そのカリブ海に私は毎年生徒を100人近く連れてクルーズに出掛けていますが、これからそのクルーズの失敗談のお話などもしたいと思います。航空機の料金が一番安いのが12月の初めごろですので、その時期をねらう。そして一番大きな船で、一番新しい船に乗ります。一番新しい船は安全であろうということと、いまの若者は行儀が悪くて、うちの生徒も行儀が悪いので、なるべく生徒が目立たないようなことを考えて大きな客船にほうり込む。そうすると生徒はどこに散らばったのか、行儀の悪さがあまり目立ちませんので、ちょっとはほっとするわけです。

いまの若者は家庭で本当に何も躾をしてもらっていないようです。今日は企業の採用面接試験。「おうちでお父さんは何かおっしゃった?」と聞くと「いや、何も言わん」、「お母さんは?」「何も言わん」と言います。汚いジャンパーなどを着て平気で行きますから、もう5、6年前から面接試験のためもあって制服としてブレザーをつくりました。

そしたらいくらか見られるようになりました。池袋のサンシャインビルのホテルの料理長が、お宅から4人採るから4人寄こしなさいと言われて、制服なしで行ったのですが、そうしたら「お宅の生徒はボソッと来て、そしてヌーッと部屋に入って、黙って立っている。何のなにがしと名前も言わないで」と、とにかく態度がよくなかったそうです。それでも4人は採ってくれましたが、そういったことからうちは就職面接の試験もおけいこをさせます。私の部屋を使って、「はい、ノックして入ってこい。名前を名乗れ。おかけなさいと言われるまでかけてはいかんぞ」とか言ってやっていますが、そういうふうに家庭でやることをみんな学校に押し付けて大変です。
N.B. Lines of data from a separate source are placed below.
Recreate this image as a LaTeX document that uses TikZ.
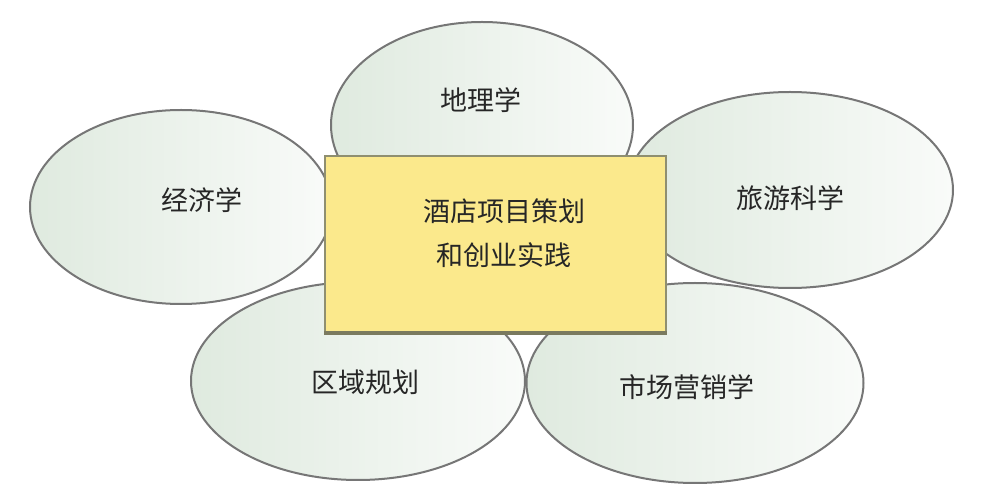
\documentclass[tikz,border=0pt]{standalone}
\usepackage{fontspec}
\setmainfont{Noto Sans CJK SC}
\usetikzlibrary{shapes.geometric}
\definecolor{mint}{HTML}{DFEADF}
\definecolor{mintwhite}{HTML}{F9FBF9}
\definecolor{rimgray}{HTML}{767676}
\definecolor{boxyellow}{HTML}{FBE98C}
\definecolor{boxrim}{HTML}{8F8F70}

\begin{document}
\begin{tikzpicture}[x=1pt, y=-1pt,
    field/.style={ellipse, draw=rimgray, line width=2pt, left color=mint, right color=mintwhite, inner sep=0pt},
    hubbox/.style={rectangle, draw=boxrim, line width=2pt, fill=boxyellow, inner sep=0pt},
    lbl/.style={font=\fontsize{27}{44}\selectfont, text=black!85}]
    \useasboundingbox (0,0) rectangle (986,502);

    % Fields around the project
    \node[field, minimum width=302pt, minimum height=206pt] (geo) at (482,125) {};
    \node[field, minimum width=302pt, minimum height=194pt] (econ) at (181,207) {};
    \node[field, minimum width=326pt, minimum height=196pt] (tour) at (790,190) {};
    \node[field, minimum width=334pt, minimum height=198pt] (region) at (358,381) {};
    \node[field, minimum width=337pt, minimum height=200pt] (market) at (695,383) {};

    % Field names
    \node[lbl] (geo-t) at (481,100) {地理学};
    \node[lbl] (econ-t) at (202,200) {经济学};
    \node[lbl] (tour-t) at (790,198) {旅游科学};
    \node[lbl] (region-t) at (365,382) {区域规划};
    \node[lbl] (market-t) at (687,387) {市场营销学};

    % Central project
    \node[hubbox, minimum width=341pt, minimum height=178pt] (hub) at (495.5,245) {};
    \draw[boxrim!85!black, line width=4pt] ([yshift=2pt]hub.south west) -- ([yshift=2pt]hub.south east);
    \node[lbl, align=center] (hub-t) at (504,233) {酒店项目策划\\和创业实践};
\end{tikzpicture}
\end{document}
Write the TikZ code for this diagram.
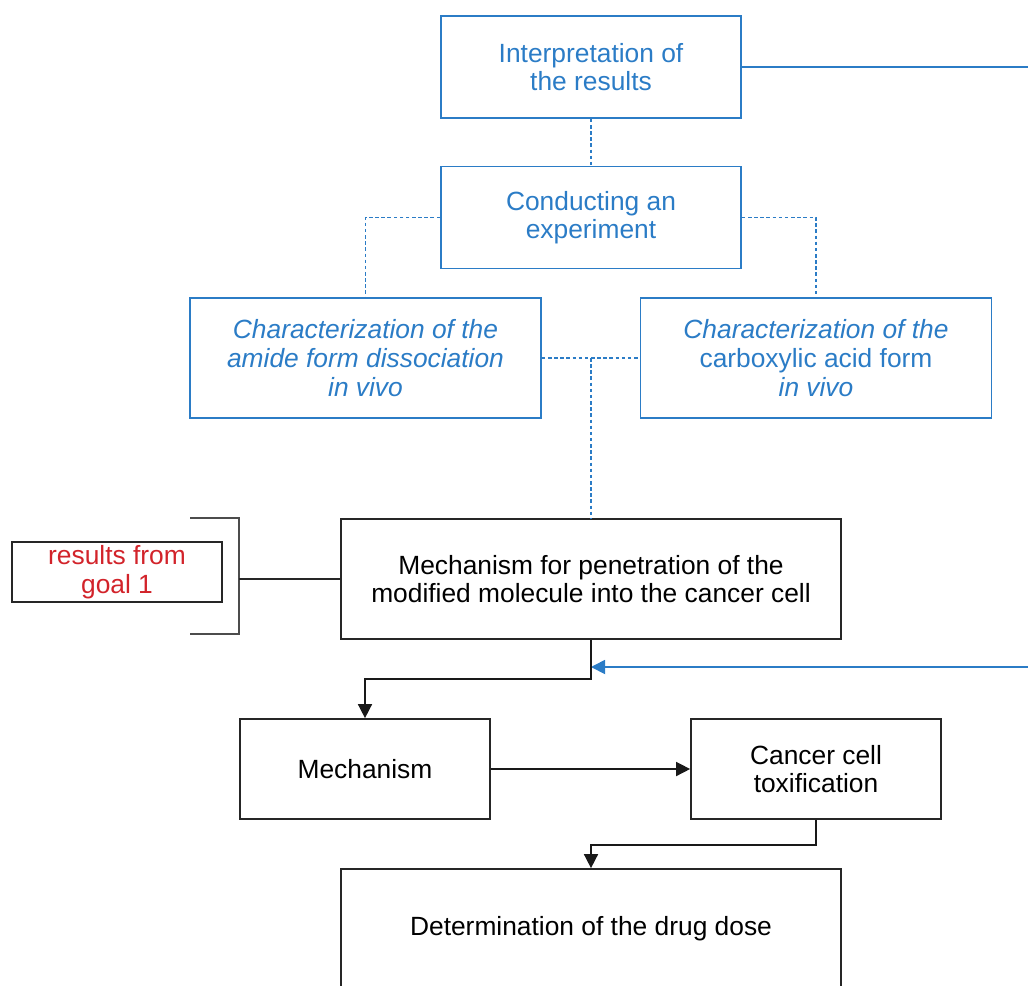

うちの女の先生があまり言うことを聞かない男の子がいたので、家庭に電話をして「もう少しお宅でも厳しく言ってください。学校で言うことを聞かないで困っていますから」と言った。すると母親が博多弁で「先生、何を言うとですか。うちで言うことを聞かんからわざわざ金を出して、お宅に預けとんですよ。先生こそもうちょっとしっかりしてください」と言われて女の先生は頭に来たと怒っていました。そういう実情がいまの家庭です。